One of the most inventive teen comedies of last century is departing this month, and with it goes a slew of slang that could only ever exist on screen. Juno tells the story of a pregnant teenager who decides to give the baby up for adoption. The film is fiercely individual, thanks to screenwriter Diablo Cody and Elliot Page’s incredibly idiosyncratic lead performance, and 15 years later it remains unforgettable. The talented cast is rounded out by Jennifer Garner (in a career-best performance), Jason Bateman, Michael Cera, J.K. Simmons, and Allison Janney.
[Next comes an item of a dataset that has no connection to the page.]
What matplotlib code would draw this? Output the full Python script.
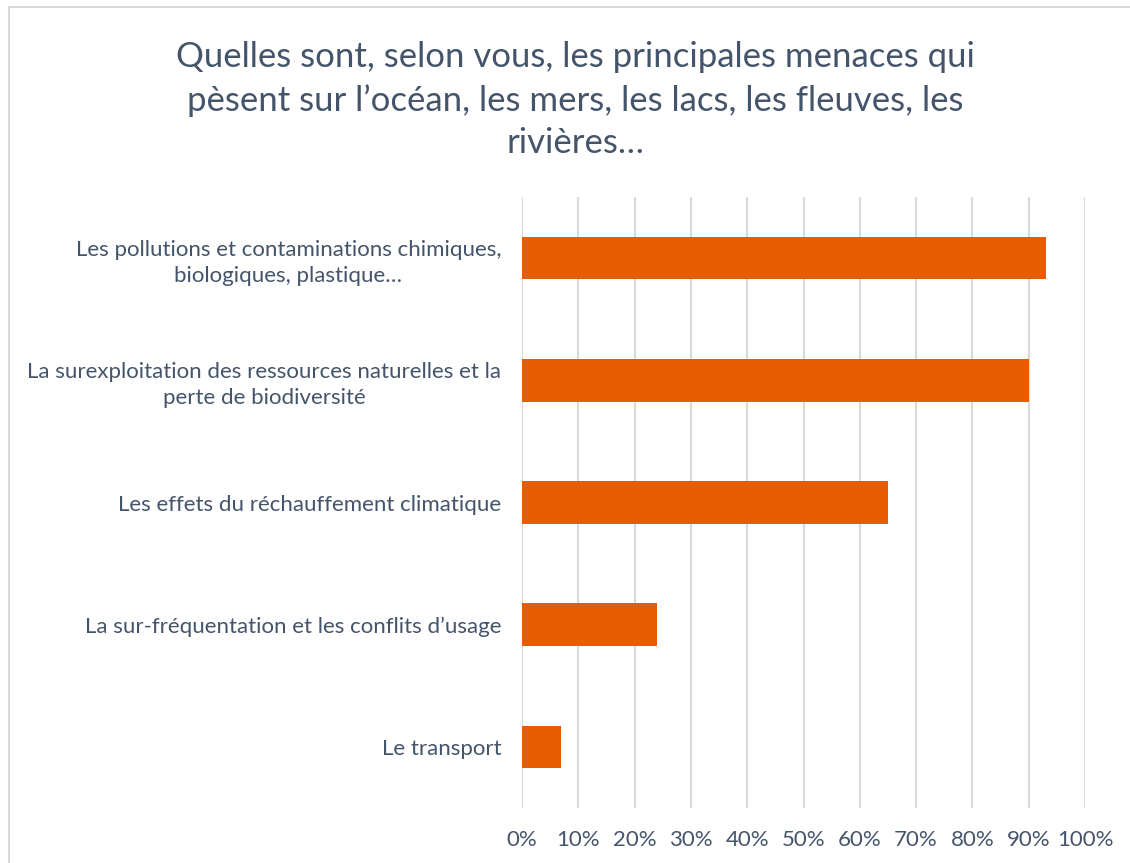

Juno will be streaming until the end of the month.

What’s leaving HBO Max

Pride & Prejudice

Nothing hits quite like a perfectly curated period piece, especially when it comes from Jane Austen’s bevy of books. The 2005 adaptation of Pride & Prejudice is crafted in such a way, telling the classic love story with a level of cleverness fit for Elizabeth Bennet herself. Keira Knightley stars in one of her first roles that cemented her as the queen of period pieces, and a pre-Succession Matthew Macfadyen makes quite the striking Mr. Darcy. It’s a truly lovely movie, packed to the brim with wit, romance, and exquisite period detail. Pride & Prejudice is streaming until May 27th.

Clueless

Not watching Clueless for the umpteenth time before it exits HBO later this month? As if! This ‘90s adaptation of another Jane Austen story is certainly one of the most iconic teen movies of all time. Between Alicia Silverstone’s loud, chic wardrobe and the ageless charm of Paul Rudd, Clueless is both of its era and wonderfully timeless. Sharply written, incredibly acted, and color coordinated to an absurd level, this movie is always worthy of a rewatch—or several. It’s endlessly quotable and eternally enjoyable, so make sure to catch it before it takes its leave. Clueless expires at the end of the month.

What to Watch is a regular endorsement of movies and TV worth your streaming time.